Maybe use the book as a framework for self - help groups?

Saturday, January 12, 2008

Speech Coach on radio

The first 10 minutes of the In Business program on Leadership gives some excellent insights into how to change the way we speak and the effect that this change in how we use our body can have beneficial effects on our thinking. Top speech coaches give examples of their work. The rest of the prog is also worth listening to.

So, listen again at:

http://www.bbc.co.uk/radio4/news/inbusiness/inbusiness_20080103.shtml

Thursday, January 3, 2008

Scepticism

Happy New Year.

I posted a comment on http://closetstutterer.blogspot.com/ and Sophie replied that one reason for not pushing the idea of copying others is that it may open prejudice against PWS in some professions. True. But that is not a reason for denying the power of copying or modelling in stammering. The first is social bigotry the second is a possible association with a state of affairs.

If you want to learn some scepticism about Genetics and brain imaging I would recommend The Language of the Genes by Steve Jones. Reckoning with Risk: Learning to Live with Uncertainty by Gerd Gigerenzer and Influence: The Psychology of Persuasion by Robert Cialdini - particularly his explanation of Captainitis.

In terms of genetics it really is important to go to the original papers and look at the numbers involved and ask yourself if there could be another explanation. Don’t be too impressed by titles or qualifications. Remember that the experimenter cannot be evaluated out of his context: just as a stammer requires a context.
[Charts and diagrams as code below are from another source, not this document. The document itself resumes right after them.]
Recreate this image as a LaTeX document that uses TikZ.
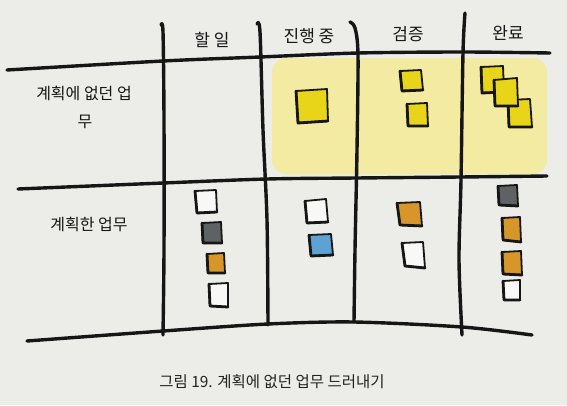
\documentclass[tikz,border=0pt]{standalone}
\usepackage{fontspec}
\setmainfont{Noto Sans CJK KR}
\newfontfamily\krfont{Noto Sans CJK KR}
\definecolor{paper}{RGB}{236,236,233}
\definecolor{wash}{RGB}{243,235,162}
\definecolor{ylw}{RGB}{232,212,24}
\definecolor{gry}{RGB}{95,98,101}
\definecolor{org}{RGB}{214,150,42}
\definecolor{blu}{RGB}{92,162,210}
\definecolor{wht}{RGB}{248,248,246}
\definecolor{ink}{RGB}{22,22,22}
\definecolor{captxt}{RGB}{35,35,35}
\tikzset{
  board/.style={draw=ink, line width=3.4pt, line cap=round, line join=round},
  stk/.style={draw=ink, line width=1.8pt, line join=round},
  stkedge/.style={draw=ink, line width=2.8pt, line cap=round, line join=round},
  hand/.style={font=\krfont\fontsize{17}{19}\selectfont, text=ink, inner sep=0pt},
  rowlab/.style={font=\krfont\fontsize{16}{18}\selectfont, text=ink, inner sep=0pt},
  captionstyle/.style={font=\krfont\fontsize{15.5}{17}\selectfont, text=captxt, inner sep=0pt}
}
\newcommand\stknote[5]{%
  \filldraw[stk, fill=#1] #2 -- #3 -- #4 -- #5 -- cycle;
  \draw[stkedge] #2 -- #5 -- #4;}
\begin{document}
\begin{tikzpicture}[x=1pt,y=-1pt]
\useasboundingbox (0,0) rectangle (567,405);
\fill[paper] (0,0) rectangle (567,405);
% yellow wash
\fill[wash, rounded corners=14pt] (272,58) rectangle (547,174);
% board lines
\draw[board] plot[smooth] coordinates {(7,70) (163,61) (260,57) (358,53) (463,52) (550,53)};
\draw[board] plot[smooth] coordinates {(18,189) (163,183) (267,179) (356,178) (460,177) (547,176)};
\draw[board] plot[smooth] coordinates {(27,341) (163,331) (268,324) (354,322) (462,327) (532,335)};
\draw[board] plot[smooth] coordinates {(161,25) (163,32) (164,120) (164,250) (163,335)};
\draw[board] plot[smooth] coordinates {(257,24) (260,32) (263,130) (267,220) (268,325)};
\draw[board] plot[smooth] coordinates {(350,22) (355,28) (358,55) (357,150) (355,250) (354,322)};
\draw[board] plot[smooth] coordinates {(465,13) (463,53) (461,180) (459,260) (462,335)};
% headers
\node[hand] (h1) at (212,40) {할 일};
\node[hand] (h2) at (309,36) {진행 중};
\node[hand] (h3) at (408,34) {검증};
\node[hand] (h4) at (508,33) {완료};
% row labels
\node[rowlab] (r1a) at (84,93) {계획에 없던 업};
\node[rowlab] (r1b) at (85,122) {무};
\node[rowlab] (r2) at (89,224) {계획한 업무};
% unplanned notes
\stknote{ylw}{(296,91)}{(327,89)}{(328,121)}{(298,123)}
\stknote{ylw}{(400,71)}{(421,70)}{(423,90)}{(402,91)}
\stknote{ylw}{(407,104)}{(427,103)}{(428,126)}{(408,126)}
\stknote{ylw}{(481,67)}{(503,66)}{(504,92)}{(482,93)}
\stknote{ylw}{(508,100)}{(530,99)}{(532,127)}{(509,127)}
\stknote{ylw}{(494,80)}{(517,78)}{(518,106)}{(495,106)}
% planned notes
\stknote{wht}{(195,191)}{(216,190)}{(217,212)}{(197,213)}
\stknote{gry}{(202,223)}{(221,222)}{(222,243)}{(203,243)}
\stknote{org}{(207,254)}{(224,253)}{(225,273)}{(208,273)}
\stknote{wht}{(209,284)}{(228,283)}{(228,307)}{(210,306)}
\stknote{wht}{(305,201)}{(326,199)}{(328,222)}{(307,223)}
\stknote{blu}{(309,235)}{(331,234)}{(333,255)}{(311,256)}
\stknote{org}{(397,203)}{(420,202)}{(422,226)}{(400,225)}
\stknote{wht}{(402,243)}{(423,242)}{(425,268)}{(405,266)}
\stknote{gry}{(498,186)}{(517,185)}{(518,206)}{(499,205)}
\stknote{org}{(502,218)}{(520,217)}{(521,242)}{(503,240)}
\stknote{org}{(502,252)}{(521,251)}{(522,275)}{(503,274)}
\stknote{wht}{(503,281)}{(520,280)}{(520,300)}{(504,300)}
% caption
\node[captionstyle] (caption) at (272,382) {그림 19. 계획에 없던 업무 드러내기};
\end{tikzpicture}
\end{document}
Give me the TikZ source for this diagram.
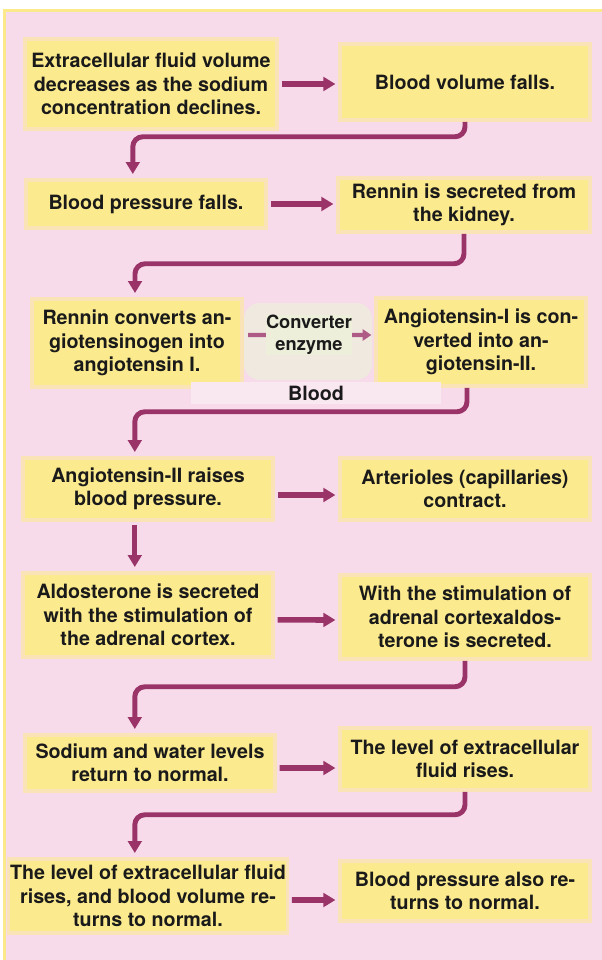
\documentclass[tikz,border=0pt]{standalone}
\usepackage{fontspec}
\setmainfont{TeX Gyre Heros}
\usetikzlibrary{arrows.meta}
\definecolor{pinkbg}{HTML}{F7DBEA}
\definecolor{frame}{HTML}{FBE98C}
\definecolor{boxy}{HTML}{FCEB8E}
\definecolor{plum}{HTML}{9A3368}
\definecolor{ink}{HTML}{1A1A1A}
\definecolor{glow}{HTML}{EDEFDA}

\begin{document}
\begin{tikzpicture}[
  x=0.025cm, y=-0.025cm,
  font=\fontsize{14}{16.6}\selectfont\bfseries,
  box/.style={fill=boxy, draw=boxy!55!pinkbg, line width=2.5pt, align=center, text=ink, inner sep=1pt},
  arrow/.style={-{Triangle[length=0.3cm,width=0.34cm]}, line width=4pt, draw=plum, shorten <=2pt, shorten >=2pt},
  elbow/.style={-{Triangle[length=0.3cm,width=0.34cm]}, line width=3.5pt, draw=plum, rounded corners=0.25cm, shorten >=3pt},
  small/.style={-{Triangle[length=0.22cm,width=0.28cm]}, line width=3pt, draw=plum!80, shorten <=3pt, shorten >=2pt},
  conv/.style={fill=glow, text=ink, align=center, inner sep=0.3pt, font=\fontsize{13}{15.5}\selectfont\bfseries},
  band/.style={fill=white!35!pinkbg, text=ink, minimum width=6.25cm, minimum height=0.55cm, inner sep=0pt},
]
\fill[white] (0,0) rectangle (602,960);
\fill[frame] (3,9) rectangle (602,960);
\fill[pinkbg] (6,12) rectangle (602,960);
\fill[glow!70!pinkbg, rounded corners=0.4cm] (244,303) rectangle (372,380);

\node[box, minimum width=6.3cm, minimum height=2.25cm] (ecf) at (151,84) {Extracellular fluid volume\\decreases as the sodium\\concentration declines.};
\node[box, minimum width=6.25cm, minimum height=1.9cm] (bvol) at (465,82) {Blood volume falls.};

\node[box, minimum width=6cm, minimum height=1.2cm] (bpfall) at (146,204) {Blood pressure falls.};
\node[box, minimum width=6.3cm, minimum height=1.35cm] (rensec) at (464,205) {Rennin is secreted from\\the kidney.};

\node[box, minimum width=5.25cm, minimum height=2.2cm] (renconv) at (137,343) {Rennin converts an-\\giotensinogen into\\angiotensin I.};
\node[box, minimum width=5.25cm, minimum height=2.2cm] (angone) at (481,342) {Angiotensin-I is con-\\verted into an-\\giotensin-II.};
\node[band] (bloodlbl) at (316,393) {Blood};

\node[box, minimum width=6.25cm, minimum height=1.55cm] (angtwo) at (148,489) {Angiotensin-II raises\\blood pressure.};
\node[box, minimum width=6.25cm, minimum height=1.55cm] (artcon) at (465,489) {Arterioles (capillaries)\\contract.};

\node[box, minimum width=6.25cm, minimum height=2.1cm] (aldo) at (148,615) {Aldosterone is secreted\\with the stimulation of\\the adrenal cortex.};
\node[box, minimum width=6.25cm, minimum height=2.1cm] (adrcor) at (465,617) {With the stimulation of\\adrenal cortexaldos-\\terone is secreted.};

\node[box, minimum width=6.25cm, minimum height=1.4cm] (sodium) at (150,763) {Sodium and water levels\\return to normal.};
\node[box, minimum width=6.25cm, minimum height=1.55cm] (ecfrise) at (465,759) {The level of extracellular\\fluid rises.};

\node[box, minimum width=6.5cm, minimum height=1.85cm] (bvolnorm) at (148,896) {The level of extracellular fluid\\rises, and blood volume re-\\turns to normal.};
\node[box, minimum width=6.25cm, minimum height=1.5cm] (bpnorm) at (465,891) {Blood pressure also re-\\turns to normal.};

% across
\draw[arrow] (ecf.east) -- (bvol.west |- ecf.east);
\draw[arrow] (bpfall.east) -- (rensec.west |- bpfall.east);
\draw[small] ([yshift=0.2cm]renconv.east) -- node[conv] (enz) {Converter\\enzyme} ([yshift=0.175cm]angone.west);
\draw[arrow] ([yshift=-0.15cm]angtwo.east) -- ([yshift=-0.15cm]artcon.west);
\draw[arrow] ([yshift=-0.12cm]aldo.east) -- ([yshift=-0.075cm]adrcor.west);
\draw[arrow] ([yshift=-0.125cm]sodium.east) -- ([yshift=-0.225cm]ecfrise.west);
\draw[arrow] ([yshift=-0.1cm]bvolnorm.east) -- ([yshift=-0.225cm]bpnorm.west);

% down
\draw[elbow] (bvol.south) -- ++(0,15) -| ([xshift=-0.33cm]bpfall.north);
\draw[elbow] (rensec.south) -- ++(0,30) -| ([xshift=-0.05cm]renconv.north);
\draw[elbow] ([xshift=-0.35cm]angone.south) -- ++(0,24) -| ([xshift=-0.33cm]angtwo.north);
\draw[elbow, shorten <=2pt] ([xshift=-0.33cm]angtwo.south) -- ([xshift=-0.33cm]aldo.north);
\draw[elbow] (adrcor.south) -- ++(0,26) -| ([xshift=-0.38cm]sodium.north);
\draw[elbow] (ecfrise.south) -- ++(0,23) -| ([xshift=-0.33cm]bvolnorm.north);
\end{tikzpicture}
\end{document}
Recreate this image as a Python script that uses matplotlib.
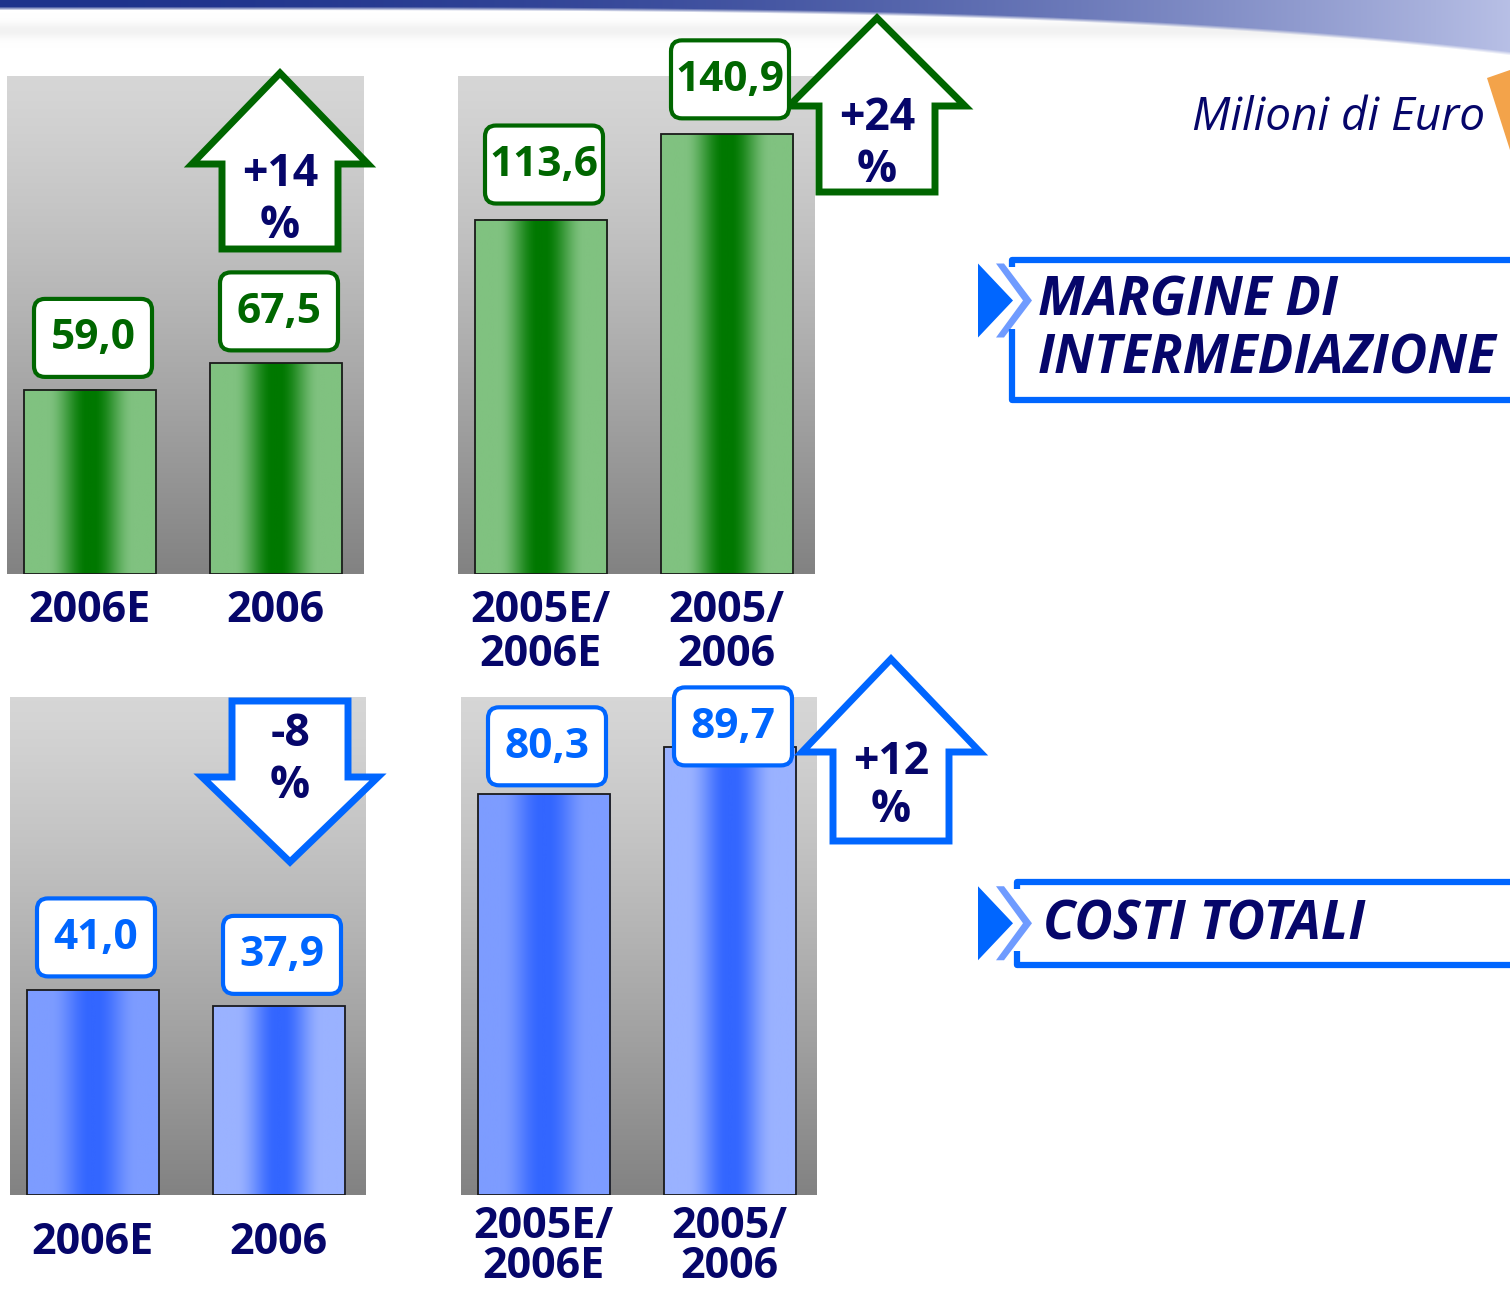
import numpy as np
import matplotlib.pyplot as plt
from matplotlib import font_manager as fm
from matplotlib.patches import Polygon, FancyBboxPatch
from matplotlib.colors import to_rgb

# --- data (Milioni di Euro) ---
cats_year = ["2006E", "2006"]
cats_cum = ["2005E/\n2006E", "2005/\n2006"]
margine_year = [59.0, 67.5]
margine_cum = [113.6, 140.9]
costi_year = [41.0, 37.9]
costi_cum = [80.3, 89.7]
changes = ["+14\n%", "+24\n%", "-8\n%", "+12\n%"]
titles = ["MARGINE DI\nINTERMEDIAZIONE", "COSTI TOTALI"]
unit_label = "Milioni di Euro"

# pick a family that really has a bold face
FAM = 'DejaVu Sans'
for f in ['Noto Sans', 'Open Sans', 'Lato', 'Roboto']:
    try:
        path = fm.findfont(fm.FontProperties(family=f, weight='bold'),
                           fallback_to_default=False)
        if 'bold' in path.lower():
            FAM = f
            break
    except Exception:
        pass
plt.rcParams['font.family'] = [FAM, 'DejaVu Sans']

W, H = 1510, 1290
NAVY = '#06066a'
GREEN = '#006600'
BLUE = '#0066ff'
fig = plt.figure(figsize=(W / 100, H / 100), dpi=100)

# overlay in pixel coords for the decorations
deco = fig.add_axes([0, 0, 1, 1], zorder=5)
deco.set_xlim(0, W)
deco.set_ylim(H, 0)
deco.axis('off')


def px(ax, x, y):
    d = ax.transData.transform((x, y))
    return d[0], H - d[1]


def bar_grad(edge, center, n=200):
    t = np.abs(np.linspace(-1, 1, n))
    s = np.clip((t - 0.05) / 0.6, 0, 1)
    s = s * s * (3 - 2 * s)
    e = np.array(to_rgb(edge))
    c = np.array(to_rgb(center))
    return (c + (e - c) * s[:, None])[None, :, :]


def value_box(cx, cy, txt, col):
    w, h = 118, 78
    deco.add_patch(FancyBboxPatch((cx - w / 2, cy - h / 2), w, h,
                                  boxstyle="round,pad=0,rounding_size=11",
                                  fc='white', ec=col, lw=3, zorder=6))
    deco.text(cx, cy + 1, txt, ha='center', va='center', fontsize=30.5,
              fontweight='bold', color=col, zorder=7)


def arrow(cx, tip, base, hw, sw, tail, col, txt, ty):
    pts = [(cx, tip), (cx + hw, base), (cx + sw, base), (cx + sw, tail),
           (cx - sw, tail), (cx - sw, base), (cx - hw, base)]
    deco.add_patch(Polygon(pts, closed=True, fc='white', ec=col, lw=5,
                           joinstyle='miter', zorder=4))
    for line, y in zip(txt.split("\n"), ty):
        deco.text(cx, y, line, ha='center', va='center', fontsize=32,
                  fontweight='bold', color=NAVY, zorder=7)


# gray backdrop gradient
g = np.linspace(0, 1, 256)
gray = 0.84 - 0.33 * g ** 1.2
gray_img = np.repeat(gray[:, None, None], 3, axis=2).repeat(2, axis=1)

panels = [
    dict(rect=(7, 76, 357, 498), vals=margine_year, cats=cats_year, ymax=159.6,
         col=GREEN, edges=['#80c280', '#80c280'], center='#007800',
         lift=[52, 52], lab_y=[611, 655],
         arrow=(280, 73, 164, 88, 58, 249), chg=changes[0], ty=[174, 226]),
    dict(rect=(458, 76, 357, 498), vals=margine_cum, cats=cats_cum, ymax=159.6,
         col=GREEN, edges=['#80c280', '#80c280'], center='#007800',
         lift=[55, 55], lab_y=[611, 655],
         arrow=(877, 18, 106, 88, 58, 192), chg=changes[1], ty=[118, 170]),
    dict(rect=(10, 697, 356, 498), vals=costi_year, cats=cats_year, ymax=99.8,
         col=BLUE, edges=['#7d9cff', '#9ab2ff'], center='#3366ff',
         lift=[53, 51], lab_y=[1242, 1285],
         arrow=(290, 862, 777, 88, 58, 701), chg=changes[2], ty=[735, 786]),
    dict(rect=(461, 697, 356, 498), vals=costi_cum, cats=cats_cum, ymax=99.8,
         col=BLUE, edges=['#7d9cff', '#9ab2ff'], center='#3366ff',
         lift=[48, 21], lab_y=[1227, 1267],
         arrow=(891, 659, 752, 89, 58, 841), chg=changes[3], ty=[762, 810]),
]

xs = np.arange(2)
for p in panels:
    l, t, w, h = p['rect']
    ax = fig.add_axes([l / W, (H - t - h) / H, w / W, h / H], zorder=1)
    ax.imshow(gray_img, extent=(0, 1, 0, 1), transform=ax.transAxes,
              aspect='auto', zorder=0)
    bars = ax.bar(xs, p['vals'], width=0.71, color='none', edgecolor='#1a1a1a',
                  lw=1.3, zorder=3)
    for b, ec in zip(bars, p['edges']):
        ax.imshow(bar_grad(ec, p['center']), aspect='auto', zorder=2,
                  extent=(b.get_x(), b.get_x() + b.get_width(), 0, b.get_height()))
    ax.set_xlim(-83 / 186, (w - 83) / 186)
    ax.set_ylim(0, p['ymax'])
    ax.axis('off')

    for i, v in enumerate(p['vals']):
        bx, by = px(ax, xs[i], v)
        value_box(bx + 3, by - p['lift'][i], f"{v:.1f}".replace('.', ','), p['col'])
        for line, y in zip(p['cats'][i].split("\n"), p['lab_y']):
            deco.text(bx - 1, y, line, ha='center', va='center', fontsize=31,
                      fontweight='bold', color=NAVY)

    arrow(*p['arrow'], p['col'], p['chg'], p['ty'])

# banners on the right
def banner(y0, y1, left, txt, ty):
    ym = (y0 + y1) / 2 if y1 - y0 < 100 else y0 + 41
    deco.plot([W + 10, left, left], [y0, y0, ym - 34], color=BLUE, lw=4.5,
              solid_capstyle='butt')
    deco.plot([left, left, W + 10], [ym + 28, y1, y1], color=BLUE, lw=4.5,
              solid_capstyle='butt')
    deco.add_patch(Polygon([(978, ym - 37), (1013, ym), (978, ym + 37)],
                           fc=BLUE, ec='none'))
    deco.add_patch(Polygon([(996, ym - 37), (1004, ym - 37), (1032, ym),
                            (1004, ym + 37), (996, ym + 37), (1023, ym)],
                           fc='#6f9bff', ec='none'))
    for line, y in zip(txt.split("\n"), ty):
        deco.text(left + 26, y, line, ha='left', va='center', fontsize=38,
                  fontweight='bold', fontstyle='italic', color=NAVY)


banner(259.5, 400, 1012, titles[0], [302, 360])
banner(882, 964.5, 1017, titles[1], [925])

deco.text(1485, 118, unit_label, ha='right', va='center', fontsize=33,
          fontstyle='italic', color=NAVY)

# slide header strip
xx = np.linspace(0, 1, W)
yy = np.arange(60)[:, None]
thick = 6 + 45 * xx ** 4
c_left = np.array([0.12, 0.2, 0.55])
c_right = np.array([0.72, 0.75, 0.9])
col = c_left + (c_right - c_left) * (xx ** 2)[:, None]
band = np.zeros((60, W, 4))
band[:, :, :3] = col[None, :, :]
band[:, :, 3] = np.clip((thick[None, :] - yy) / 4 + 1, 0, 1)
deco.imshow(band, extent=(0, W, 60, 0), aspect='auto', zorder=0.5)
shadow = np.ones((40, W, 4)) * 0.9
shadow[:, :, 3] = np.exp(-((np.arange(40)[:, None] - 18) / 8) ** 2) * 0.5 * np.ones((1, W))
deco.imshow(shadow, extent=(0, W, 52, 12), aspect='auto', zorder=0.4)
deco.add_patch(Polygon([(1487, 78), (1510, 70), (1510, 150), (1502, 125)],
                       fc='#f3a34a', ec='none'))
deco.set_xlim(0, W)
deco.set_ylim(H, 0)

fig.savefig('out.png', dpi=100)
Just remembered; The Pleasure of Finding Things Out: The Best Short Works of Richard Feynman, what science should be about and usually isn’t.

Recently in UK an innocent lady was jailed on the evidence of an expert who wasn’t cross-examined with proper skepticism because he was an expert. The expert who didn’t know his statistics but didn’t know he didn’t know ( Donald Rumsfeldism ) was ultimately vilified. If he was properly challenged the outcome might have been different for all concerned and he would have found out that he didn’t know what he was talking about ie that he didn't know he didn't know.

You should also be sceptical about my notions. Ask yourself if I want you to believe things on my word or if I want you to search your own experience to verify my propositions and do yourself some good. Go back to the territory!